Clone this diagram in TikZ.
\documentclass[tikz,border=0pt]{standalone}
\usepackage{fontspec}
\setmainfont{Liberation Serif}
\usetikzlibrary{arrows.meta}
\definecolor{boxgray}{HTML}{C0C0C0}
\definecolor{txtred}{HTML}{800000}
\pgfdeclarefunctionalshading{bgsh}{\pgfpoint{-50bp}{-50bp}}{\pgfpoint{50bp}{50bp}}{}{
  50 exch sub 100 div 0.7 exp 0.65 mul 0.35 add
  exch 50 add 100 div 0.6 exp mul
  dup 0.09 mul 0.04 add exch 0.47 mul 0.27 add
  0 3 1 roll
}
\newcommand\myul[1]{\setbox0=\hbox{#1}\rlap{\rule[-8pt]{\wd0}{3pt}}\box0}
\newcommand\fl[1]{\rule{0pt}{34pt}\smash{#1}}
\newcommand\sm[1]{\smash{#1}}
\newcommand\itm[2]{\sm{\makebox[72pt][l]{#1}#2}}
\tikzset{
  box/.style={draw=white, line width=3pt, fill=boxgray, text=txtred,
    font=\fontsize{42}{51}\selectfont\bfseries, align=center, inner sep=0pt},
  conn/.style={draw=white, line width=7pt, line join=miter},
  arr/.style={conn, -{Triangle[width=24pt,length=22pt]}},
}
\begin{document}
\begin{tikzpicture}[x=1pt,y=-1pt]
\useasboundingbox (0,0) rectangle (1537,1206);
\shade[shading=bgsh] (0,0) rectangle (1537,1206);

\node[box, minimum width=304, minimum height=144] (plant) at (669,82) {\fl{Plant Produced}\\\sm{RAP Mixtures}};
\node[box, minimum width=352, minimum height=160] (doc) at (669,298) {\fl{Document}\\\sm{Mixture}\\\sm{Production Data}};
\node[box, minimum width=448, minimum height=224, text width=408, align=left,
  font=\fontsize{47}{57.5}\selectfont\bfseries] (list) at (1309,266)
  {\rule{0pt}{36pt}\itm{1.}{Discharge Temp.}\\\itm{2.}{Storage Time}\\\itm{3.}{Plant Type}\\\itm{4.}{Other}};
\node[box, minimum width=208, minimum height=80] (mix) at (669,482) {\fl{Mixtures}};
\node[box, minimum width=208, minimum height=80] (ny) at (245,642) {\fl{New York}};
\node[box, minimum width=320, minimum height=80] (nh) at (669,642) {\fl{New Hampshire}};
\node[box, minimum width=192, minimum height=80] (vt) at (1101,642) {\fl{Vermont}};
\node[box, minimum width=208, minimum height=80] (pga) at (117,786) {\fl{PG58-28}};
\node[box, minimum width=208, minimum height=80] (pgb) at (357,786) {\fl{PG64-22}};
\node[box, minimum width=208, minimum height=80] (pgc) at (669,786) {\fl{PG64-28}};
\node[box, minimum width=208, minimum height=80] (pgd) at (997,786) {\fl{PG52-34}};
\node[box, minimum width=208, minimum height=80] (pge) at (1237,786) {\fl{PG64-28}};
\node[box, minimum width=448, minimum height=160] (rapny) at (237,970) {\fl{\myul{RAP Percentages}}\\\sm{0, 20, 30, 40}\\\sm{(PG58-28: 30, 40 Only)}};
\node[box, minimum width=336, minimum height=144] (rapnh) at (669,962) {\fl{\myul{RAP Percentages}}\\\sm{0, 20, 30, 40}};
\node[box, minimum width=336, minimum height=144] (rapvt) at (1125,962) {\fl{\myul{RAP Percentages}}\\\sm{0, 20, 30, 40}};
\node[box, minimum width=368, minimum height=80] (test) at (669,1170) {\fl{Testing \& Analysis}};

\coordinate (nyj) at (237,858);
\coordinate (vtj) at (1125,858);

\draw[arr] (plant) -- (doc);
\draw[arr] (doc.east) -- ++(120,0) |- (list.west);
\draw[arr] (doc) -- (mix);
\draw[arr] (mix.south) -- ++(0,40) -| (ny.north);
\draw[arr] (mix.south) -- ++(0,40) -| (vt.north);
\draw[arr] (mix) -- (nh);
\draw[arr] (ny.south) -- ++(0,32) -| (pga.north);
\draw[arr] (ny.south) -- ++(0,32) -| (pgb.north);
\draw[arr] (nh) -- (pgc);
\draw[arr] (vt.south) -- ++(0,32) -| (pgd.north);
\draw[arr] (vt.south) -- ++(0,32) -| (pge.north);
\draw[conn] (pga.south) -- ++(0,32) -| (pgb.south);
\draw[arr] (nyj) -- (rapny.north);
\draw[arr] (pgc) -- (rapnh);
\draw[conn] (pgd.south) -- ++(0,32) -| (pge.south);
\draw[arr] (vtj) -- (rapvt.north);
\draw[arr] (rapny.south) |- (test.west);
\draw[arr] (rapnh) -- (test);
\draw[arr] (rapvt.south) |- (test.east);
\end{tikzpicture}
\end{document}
────────────────────────────────────────
> Set task:
Write the material out exactly, with nothing left out.

> Response to this task:
Clone this diagram in TikZ.
\documentclass[tikz,border=0pt]{standalone}
\usepackage{fontspec}
\setmainfont{Liberation Serif}
\usetikzlibrary{arrows.meta}
\definecolor{boxgray}{HTML}{C0C0C0}
\definecolor{txtred}{HTML}{800000}
\pgfdeclarefunctionalshading{bgsh}{\pgfpoint{-50bp}{-50bp}}{\pgfpoint{50bp}{50bp}}{}{
  50 exch sub 100 div 0.7 exp 0.65 mul 0.35 add
  exch 50 add 100 div 0.6 exp mul
  dup 0.09 mul 0.04 add exch 0.47 mul 0.27 add
  0 3 1 roll
}
\newcommand\myul[1]{\setbox0=\hbox{#1}\rlap{\rule[-8pt]{\wd0}{3pt}}\box0}
\newcommand\fl[1]{\rule{0pt}{34pt}\smash{#1}}
\newcommand\sm[1]{\smash{#1}}
\newcommand\itm[2]{\sm{\makebox[72pt][l]{#1}#2}}
\tikzset{
  box/.style={draw=white, line width=3pt, fill=boxgray, text=txtred,
    font=\fontsize{42}{51}\selectfont\bfseries, align=center, inner sep=0pt},
  conn/.style={draw=white, line width=7pt, line join=miter},
  arr/.style={conn, -{Triangle[width=24pt,length=22pt]}},
}
\begin{document}
\begin{tikzpicture}[x=1pt,y=-1pt]
\useasboundingbox (0,0) rectangle (1537,1206);
\shade[shading=bgsh] (0,0) rectangle (1537,1206);

\node[box, minimum width=304, minimum height=144] (plant) at (669,82) {\fl{Plant Produced}\\\sm{RAP Mixtures}};
\node[box, minimum width=352, minimum height=160] (doc) at (669,298) {\fl{Document}\\\sm{Mixture}\\\sm{Production Data}};
\node[box, minimum width=448, minimum height=224, text width=408, align=left,
  font=\fontsize{47}{57.5}\selectfont\bfseries] (list) at (1309,266)
  {\rule{0pt}{36pt}\itm{1.}{Discharge Temp.}\\\itm{2.}{Storage Time}\\\itm{3.}{Plant Type}\\\itm{4.}{Other}};
\node[box, minimum width=208, minimum height=80] (mix) at (669,482) {\fl{Mixtures}};
\node[box, minimum width=208, minimum height=80] (ny) at (245,642) {\fl{New York}};
\node[box, minimum width=320, minimum height=80] (nh) at (669,642) {\fl{New Hampshire}};
\node[box, minimum width=192, minimum height=80] (vt) at (1101,642) {\fl{Vermont}};
\node[box, minimum width=208, minimum height=80] (pga) at (117,786) {\fl{PG58-28}};
\node[box, minimum width=208, minimum height=80] (pgb) at (357,786) {\fl{PG64-22}};
\node[box, minimum width=208, minimum height=80] (pgc) at (669,786) {\fl{PG64-28}};
\node[box, minimum width=208, minimum height=80] (pgd) at (997,786) {\fl{PG52-34}};
\node[box, minimum width=208, minimum height=80] (pge) at (1237,786) {\fl{PG64-28}};
\node[box, minimum width=448, minimum height=160] (rapny) at (237,970) {\fl{\myul{RAP Percentages}}\\\sm{0, 20, 30, 40}\\\sm{(PG58-28: 30, 40 Only)}};
\node[box, minimum width=336, minimum height=144] (rapnh) at (669,962) {\fl{\myul{RAP Percentages}}\\\sm{0, 20, 30, 40}};
\node[box, minimum width=336, minimum height=144] (rapvt) at (1125,962) {\fl{\myul{RAP Percentages}}\\\sm{0, 20, 30, 40}};
\node[box, minimum width=368, minimum height=80] (test) at (669,1170) {\fl{Testing \& Analysis}};

\coordinate (nyj) at (237,858);
\coordinate (vtj) at (1125,858);

\draw[arr] (plant) -- (doc);
\draw[arr] (doc.east) -- ++(120,0) |- (list.west);
\draw[arr] (doc) -- (mix);
\draw[arr] (mix.south) -- ++(0,40) -| (ny.north);
\draw[arr] (mix.south) -- ++(0,40) -| (vt.north);
\draw[arr] (mix) -- (nh);
\draw[arr] (ny.south) -- ++(0,32) -| (pga.north);
\draw[arr] (ny.south) -- ++(0,32) -| (pgb.north);
\draw[arr] (nh) -- (pgc);
\draw[arr] (vt.south) -- ++(0,32) -| (pgd.north);
\draw[arr] (vt.south) -- ++(0,32) -| (pge.north);
\draw[conn] (pga.south) -- ++(0,32) -| (pgb.south);
\draw[arr] (nyj) -- (rapny.north);
\draw[arr] (pgc) -- (rapnh);
\draw[conn] (pgd.south) -- ++(0,32) -| (pge.south);
\draw[arr] (vtj) -- (rapvt.north);
\draw[arr] (rapny.south) |- (test.west);
\draw[arr] (rapnh) -- (test);
\draw[arr] (rapvt.south) |- (test.east);
\end{tikzpicture}
\end{document}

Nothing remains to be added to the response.